_Given request:_ Your answer should be a single number: the count of lines containing "that".

Start

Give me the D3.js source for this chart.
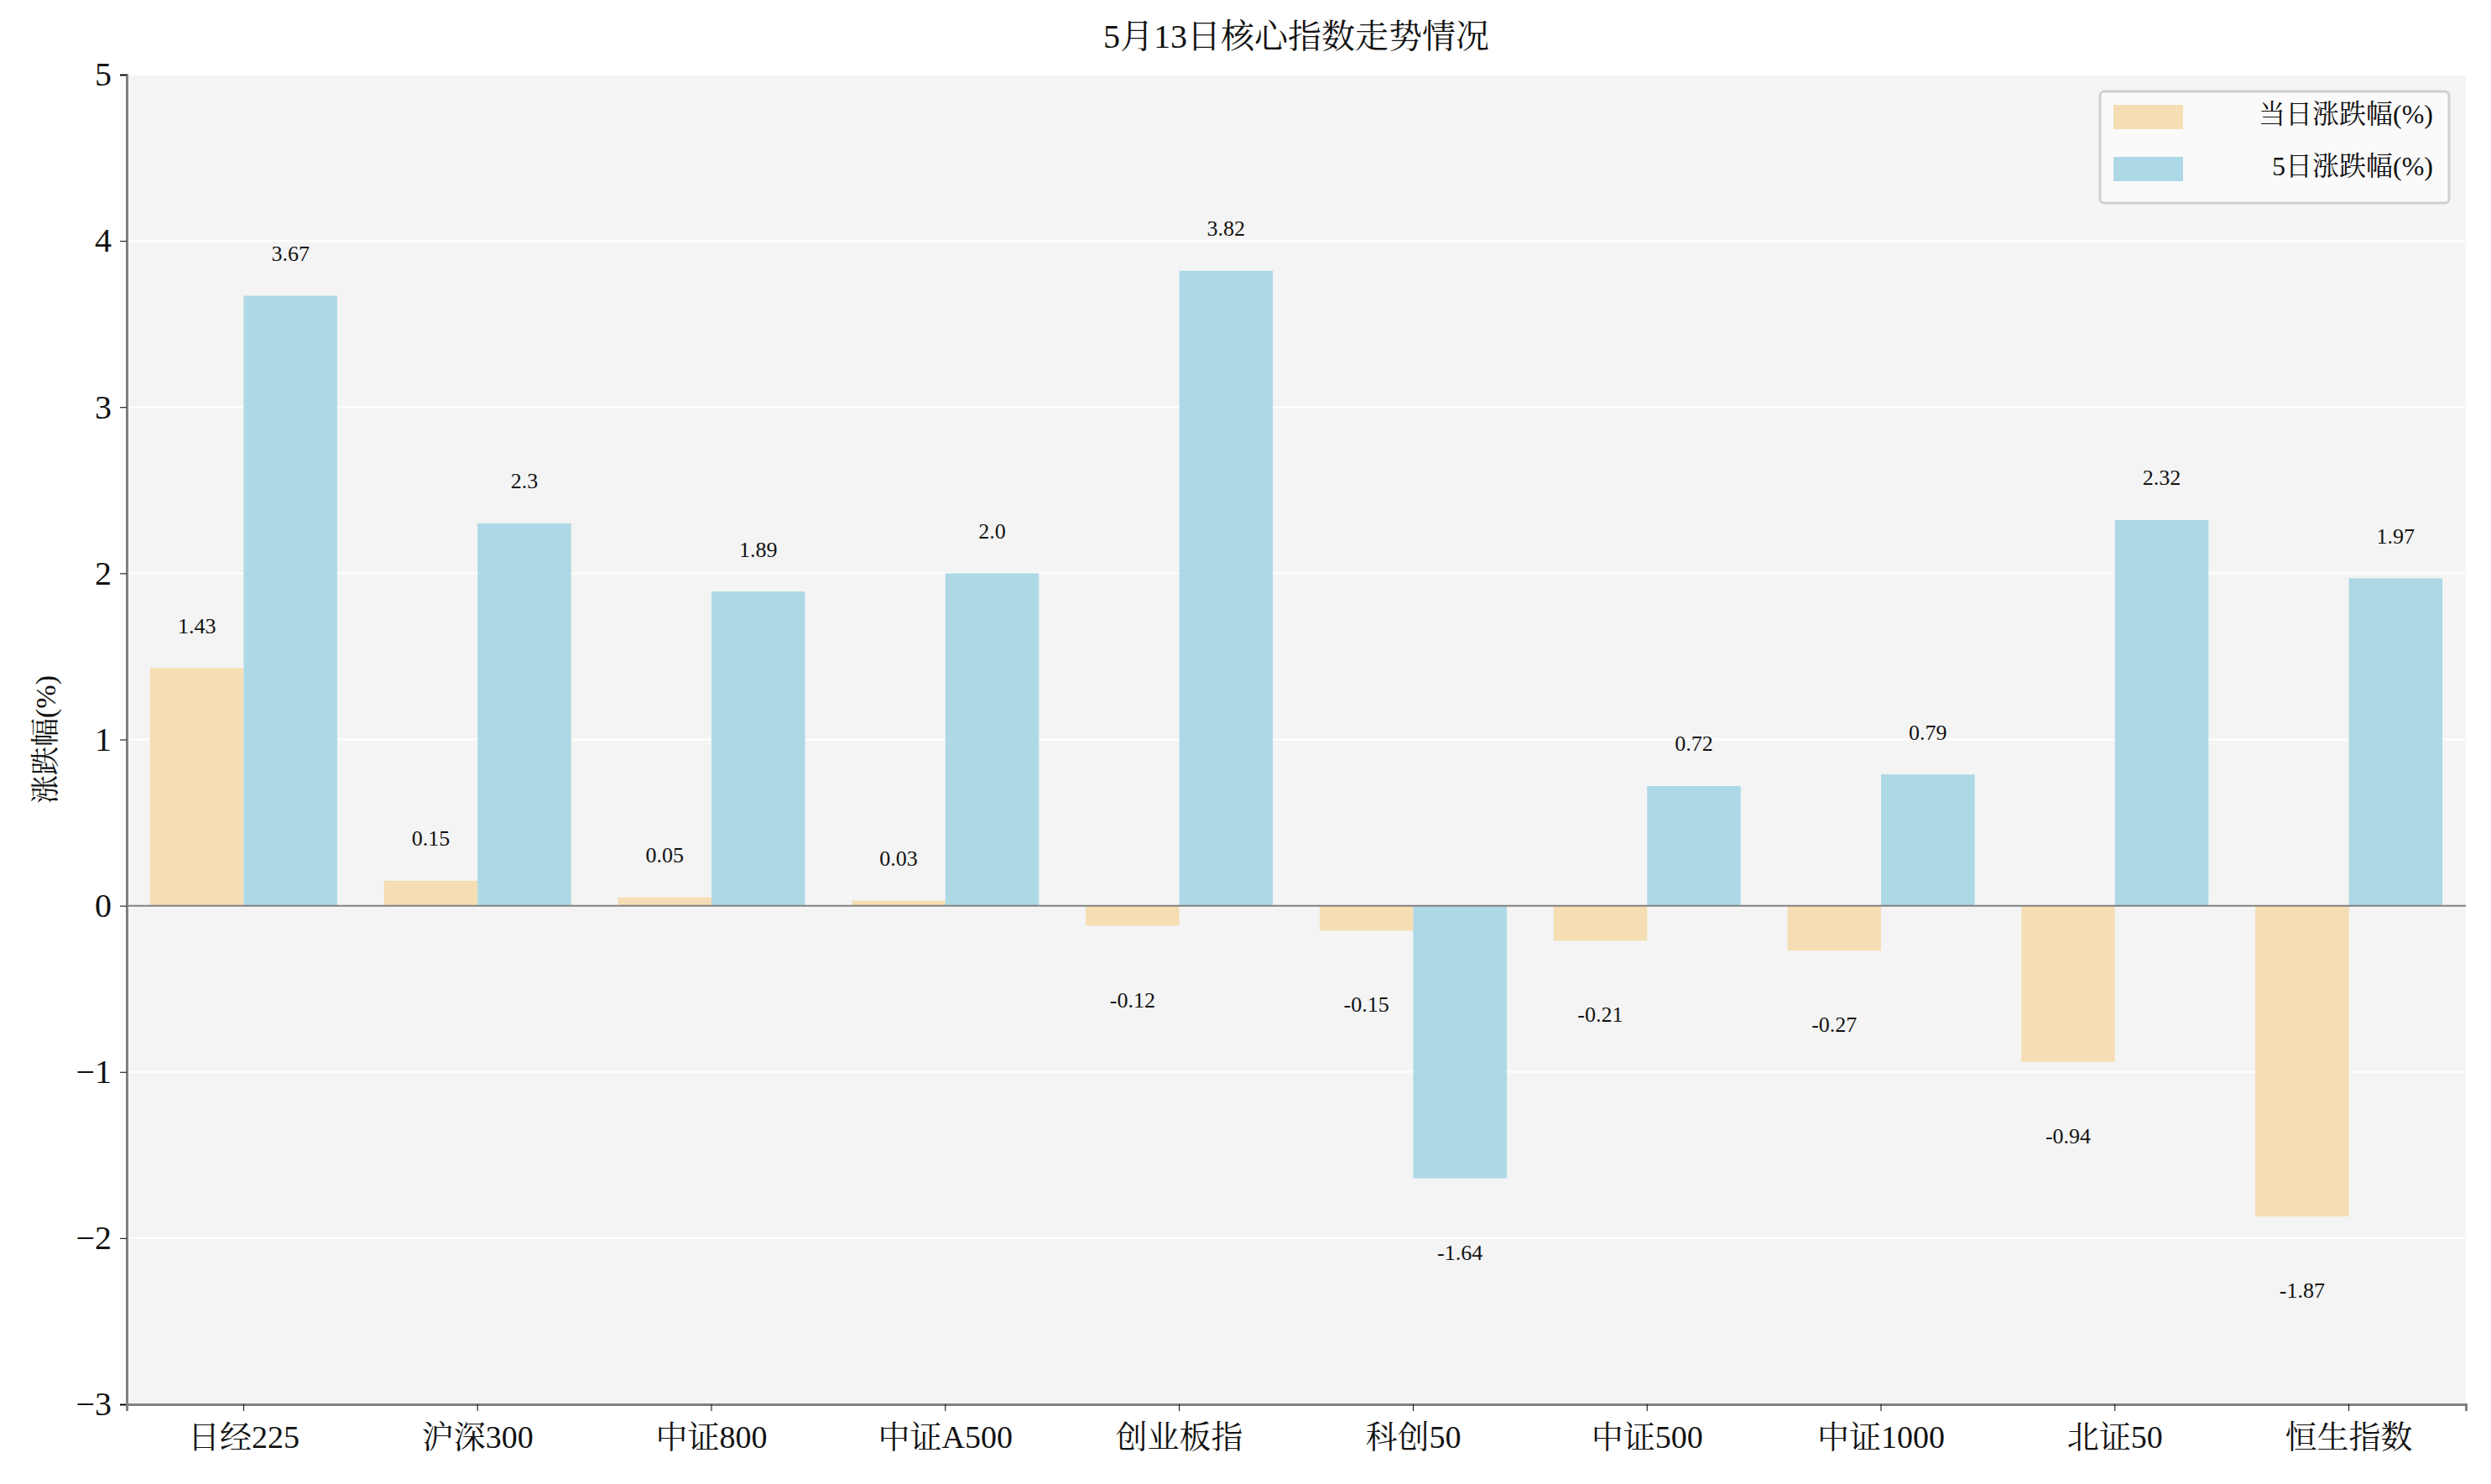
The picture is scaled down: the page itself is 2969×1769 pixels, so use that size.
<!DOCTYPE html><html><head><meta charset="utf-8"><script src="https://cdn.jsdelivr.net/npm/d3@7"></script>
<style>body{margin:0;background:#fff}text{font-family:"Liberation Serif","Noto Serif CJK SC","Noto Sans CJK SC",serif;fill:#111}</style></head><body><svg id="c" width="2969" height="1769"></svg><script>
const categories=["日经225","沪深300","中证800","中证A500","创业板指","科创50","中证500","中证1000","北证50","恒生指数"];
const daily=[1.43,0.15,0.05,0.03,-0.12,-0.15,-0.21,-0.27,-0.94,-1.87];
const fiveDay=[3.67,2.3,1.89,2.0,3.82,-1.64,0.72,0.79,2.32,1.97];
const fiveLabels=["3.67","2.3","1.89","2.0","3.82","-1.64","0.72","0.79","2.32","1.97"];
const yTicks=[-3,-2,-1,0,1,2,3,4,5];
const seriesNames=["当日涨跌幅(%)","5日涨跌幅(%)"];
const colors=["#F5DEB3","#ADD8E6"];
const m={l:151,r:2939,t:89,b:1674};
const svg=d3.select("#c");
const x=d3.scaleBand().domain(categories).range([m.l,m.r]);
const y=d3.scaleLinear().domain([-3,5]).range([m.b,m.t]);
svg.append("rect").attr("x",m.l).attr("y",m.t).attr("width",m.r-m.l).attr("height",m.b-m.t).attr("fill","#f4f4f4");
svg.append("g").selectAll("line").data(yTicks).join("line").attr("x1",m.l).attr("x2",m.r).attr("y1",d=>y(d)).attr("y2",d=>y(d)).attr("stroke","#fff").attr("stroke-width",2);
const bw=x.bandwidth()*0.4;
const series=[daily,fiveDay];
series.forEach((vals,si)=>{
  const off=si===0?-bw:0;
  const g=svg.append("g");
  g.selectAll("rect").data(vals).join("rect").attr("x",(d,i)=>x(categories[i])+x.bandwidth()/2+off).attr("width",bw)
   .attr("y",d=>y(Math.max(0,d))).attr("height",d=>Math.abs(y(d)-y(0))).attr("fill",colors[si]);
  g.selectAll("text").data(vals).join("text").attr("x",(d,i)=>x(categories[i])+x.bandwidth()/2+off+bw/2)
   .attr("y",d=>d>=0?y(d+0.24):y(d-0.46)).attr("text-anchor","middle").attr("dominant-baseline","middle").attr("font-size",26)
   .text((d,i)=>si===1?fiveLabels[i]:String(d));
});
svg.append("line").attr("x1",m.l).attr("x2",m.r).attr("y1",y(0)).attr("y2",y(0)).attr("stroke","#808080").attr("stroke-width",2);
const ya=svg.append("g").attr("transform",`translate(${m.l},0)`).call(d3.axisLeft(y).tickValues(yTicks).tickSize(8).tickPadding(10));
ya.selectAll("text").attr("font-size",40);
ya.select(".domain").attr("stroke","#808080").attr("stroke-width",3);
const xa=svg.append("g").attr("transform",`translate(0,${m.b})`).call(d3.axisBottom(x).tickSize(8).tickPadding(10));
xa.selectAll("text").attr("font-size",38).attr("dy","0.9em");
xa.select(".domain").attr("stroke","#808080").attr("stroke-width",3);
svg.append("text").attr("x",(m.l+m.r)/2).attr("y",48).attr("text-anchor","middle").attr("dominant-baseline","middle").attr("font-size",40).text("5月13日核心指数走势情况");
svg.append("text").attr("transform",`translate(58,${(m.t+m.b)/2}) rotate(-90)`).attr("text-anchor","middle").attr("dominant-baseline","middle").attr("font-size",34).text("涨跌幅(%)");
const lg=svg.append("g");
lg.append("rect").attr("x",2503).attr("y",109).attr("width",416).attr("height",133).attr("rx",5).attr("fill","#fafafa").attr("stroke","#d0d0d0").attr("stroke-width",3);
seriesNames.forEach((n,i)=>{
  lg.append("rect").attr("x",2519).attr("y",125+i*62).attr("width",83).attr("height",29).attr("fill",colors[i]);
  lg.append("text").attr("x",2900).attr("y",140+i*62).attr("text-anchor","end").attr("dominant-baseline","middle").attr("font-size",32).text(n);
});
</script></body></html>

End
Start

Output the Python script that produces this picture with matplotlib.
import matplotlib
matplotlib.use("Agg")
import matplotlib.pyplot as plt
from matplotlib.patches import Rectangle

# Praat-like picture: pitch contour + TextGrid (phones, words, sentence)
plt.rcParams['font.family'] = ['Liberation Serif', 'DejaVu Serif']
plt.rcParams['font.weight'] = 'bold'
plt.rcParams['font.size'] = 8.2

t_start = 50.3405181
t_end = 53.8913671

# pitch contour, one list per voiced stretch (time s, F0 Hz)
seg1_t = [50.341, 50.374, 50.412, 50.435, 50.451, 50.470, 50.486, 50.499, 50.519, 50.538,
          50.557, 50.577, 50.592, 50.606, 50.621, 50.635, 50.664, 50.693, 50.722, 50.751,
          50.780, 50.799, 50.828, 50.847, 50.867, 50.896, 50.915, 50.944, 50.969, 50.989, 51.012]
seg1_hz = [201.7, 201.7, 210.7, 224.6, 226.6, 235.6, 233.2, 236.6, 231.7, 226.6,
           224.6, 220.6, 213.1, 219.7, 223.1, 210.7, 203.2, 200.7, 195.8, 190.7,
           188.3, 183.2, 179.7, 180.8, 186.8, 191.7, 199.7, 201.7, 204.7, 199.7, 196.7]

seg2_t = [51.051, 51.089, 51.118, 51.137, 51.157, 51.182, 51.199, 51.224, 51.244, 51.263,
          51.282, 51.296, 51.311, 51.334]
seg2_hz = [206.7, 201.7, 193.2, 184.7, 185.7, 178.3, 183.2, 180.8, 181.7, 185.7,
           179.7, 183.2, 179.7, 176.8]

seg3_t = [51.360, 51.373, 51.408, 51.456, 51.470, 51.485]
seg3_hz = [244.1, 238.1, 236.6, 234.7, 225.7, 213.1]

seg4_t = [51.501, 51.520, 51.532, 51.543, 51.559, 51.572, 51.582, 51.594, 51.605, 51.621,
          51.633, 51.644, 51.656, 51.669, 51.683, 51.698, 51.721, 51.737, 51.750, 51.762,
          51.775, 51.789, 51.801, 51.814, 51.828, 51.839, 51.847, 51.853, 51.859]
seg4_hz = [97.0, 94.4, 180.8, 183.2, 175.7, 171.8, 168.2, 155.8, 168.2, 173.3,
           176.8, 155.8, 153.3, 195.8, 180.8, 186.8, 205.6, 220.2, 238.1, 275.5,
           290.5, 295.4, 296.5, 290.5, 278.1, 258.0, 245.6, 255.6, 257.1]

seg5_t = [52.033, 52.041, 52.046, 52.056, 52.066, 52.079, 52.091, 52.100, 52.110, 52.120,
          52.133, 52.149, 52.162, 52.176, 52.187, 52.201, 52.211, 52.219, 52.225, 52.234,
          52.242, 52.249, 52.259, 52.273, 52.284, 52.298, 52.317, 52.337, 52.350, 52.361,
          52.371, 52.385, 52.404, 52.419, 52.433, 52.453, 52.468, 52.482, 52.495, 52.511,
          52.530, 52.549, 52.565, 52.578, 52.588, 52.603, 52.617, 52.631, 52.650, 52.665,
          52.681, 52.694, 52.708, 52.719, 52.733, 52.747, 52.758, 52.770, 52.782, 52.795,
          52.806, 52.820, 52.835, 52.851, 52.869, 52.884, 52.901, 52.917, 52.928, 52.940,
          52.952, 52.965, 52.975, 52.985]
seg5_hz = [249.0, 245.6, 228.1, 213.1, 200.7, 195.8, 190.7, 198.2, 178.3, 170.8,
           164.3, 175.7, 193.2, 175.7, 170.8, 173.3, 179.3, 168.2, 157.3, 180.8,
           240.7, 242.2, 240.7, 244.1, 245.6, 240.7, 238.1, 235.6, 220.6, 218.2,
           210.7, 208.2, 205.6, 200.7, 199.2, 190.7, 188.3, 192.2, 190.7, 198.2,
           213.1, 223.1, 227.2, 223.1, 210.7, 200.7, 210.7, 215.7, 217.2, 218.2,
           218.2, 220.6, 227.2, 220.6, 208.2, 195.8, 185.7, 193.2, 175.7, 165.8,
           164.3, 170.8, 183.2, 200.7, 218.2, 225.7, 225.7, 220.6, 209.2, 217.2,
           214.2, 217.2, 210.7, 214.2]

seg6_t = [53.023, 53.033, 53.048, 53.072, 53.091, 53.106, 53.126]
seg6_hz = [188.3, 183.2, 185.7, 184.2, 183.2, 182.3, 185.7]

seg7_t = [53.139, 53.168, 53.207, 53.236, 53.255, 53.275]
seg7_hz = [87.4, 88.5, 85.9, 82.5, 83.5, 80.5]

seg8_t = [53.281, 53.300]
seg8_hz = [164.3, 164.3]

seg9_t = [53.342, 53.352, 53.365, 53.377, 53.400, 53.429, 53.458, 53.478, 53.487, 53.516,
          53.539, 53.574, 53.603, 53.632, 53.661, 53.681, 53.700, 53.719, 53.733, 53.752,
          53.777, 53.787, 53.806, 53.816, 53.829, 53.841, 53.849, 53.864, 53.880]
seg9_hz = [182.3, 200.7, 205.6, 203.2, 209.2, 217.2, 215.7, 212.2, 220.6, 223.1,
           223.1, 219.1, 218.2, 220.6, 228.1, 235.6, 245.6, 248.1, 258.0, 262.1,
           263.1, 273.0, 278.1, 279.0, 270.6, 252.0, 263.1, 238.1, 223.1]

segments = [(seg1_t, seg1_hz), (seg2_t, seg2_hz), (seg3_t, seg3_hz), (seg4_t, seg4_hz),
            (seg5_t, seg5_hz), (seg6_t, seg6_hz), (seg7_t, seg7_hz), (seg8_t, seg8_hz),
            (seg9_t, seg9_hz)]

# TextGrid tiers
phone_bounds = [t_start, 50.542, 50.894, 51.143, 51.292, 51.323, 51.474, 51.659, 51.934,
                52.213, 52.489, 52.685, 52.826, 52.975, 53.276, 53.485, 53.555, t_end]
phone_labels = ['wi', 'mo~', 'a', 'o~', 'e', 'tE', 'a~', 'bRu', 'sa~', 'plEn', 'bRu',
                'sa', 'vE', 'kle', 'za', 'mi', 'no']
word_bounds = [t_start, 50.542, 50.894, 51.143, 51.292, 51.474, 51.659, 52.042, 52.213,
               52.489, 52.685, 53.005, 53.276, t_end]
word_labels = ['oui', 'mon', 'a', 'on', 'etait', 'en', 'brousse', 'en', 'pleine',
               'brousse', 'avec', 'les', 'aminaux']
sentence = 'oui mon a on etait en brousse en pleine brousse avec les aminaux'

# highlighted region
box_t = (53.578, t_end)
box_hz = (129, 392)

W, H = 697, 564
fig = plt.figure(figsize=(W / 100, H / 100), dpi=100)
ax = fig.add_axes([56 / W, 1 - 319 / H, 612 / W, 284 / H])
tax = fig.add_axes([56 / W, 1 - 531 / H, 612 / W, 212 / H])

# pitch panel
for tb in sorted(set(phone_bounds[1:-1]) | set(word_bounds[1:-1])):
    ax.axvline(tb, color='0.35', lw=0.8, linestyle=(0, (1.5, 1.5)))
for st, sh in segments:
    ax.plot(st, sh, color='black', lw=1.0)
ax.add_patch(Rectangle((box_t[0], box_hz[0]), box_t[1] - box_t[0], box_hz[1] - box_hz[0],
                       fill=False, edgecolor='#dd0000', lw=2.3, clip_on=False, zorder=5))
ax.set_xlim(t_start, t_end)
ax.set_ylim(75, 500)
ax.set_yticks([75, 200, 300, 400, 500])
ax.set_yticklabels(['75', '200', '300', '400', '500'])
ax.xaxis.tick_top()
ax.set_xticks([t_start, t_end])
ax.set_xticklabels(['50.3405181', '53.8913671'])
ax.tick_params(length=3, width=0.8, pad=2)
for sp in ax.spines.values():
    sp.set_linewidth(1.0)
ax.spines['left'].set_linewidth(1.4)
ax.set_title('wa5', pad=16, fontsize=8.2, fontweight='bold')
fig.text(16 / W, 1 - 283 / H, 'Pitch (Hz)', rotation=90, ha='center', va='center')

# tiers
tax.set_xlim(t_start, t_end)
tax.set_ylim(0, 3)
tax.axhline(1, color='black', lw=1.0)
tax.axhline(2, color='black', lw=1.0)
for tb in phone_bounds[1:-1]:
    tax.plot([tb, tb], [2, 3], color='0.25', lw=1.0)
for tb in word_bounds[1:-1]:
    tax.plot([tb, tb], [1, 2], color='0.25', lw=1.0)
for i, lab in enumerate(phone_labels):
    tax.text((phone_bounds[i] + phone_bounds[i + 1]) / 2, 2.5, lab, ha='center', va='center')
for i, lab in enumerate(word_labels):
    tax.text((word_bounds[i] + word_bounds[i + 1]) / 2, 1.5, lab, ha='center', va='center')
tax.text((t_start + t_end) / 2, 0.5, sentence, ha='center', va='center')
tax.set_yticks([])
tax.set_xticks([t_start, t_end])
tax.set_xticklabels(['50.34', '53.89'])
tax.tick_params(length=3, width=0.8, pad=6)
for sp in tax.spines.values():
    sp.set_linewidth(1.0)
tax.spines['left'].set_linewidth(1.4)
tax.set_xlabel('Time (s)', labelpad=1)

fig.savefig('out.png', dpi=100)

End

_Result:_ 2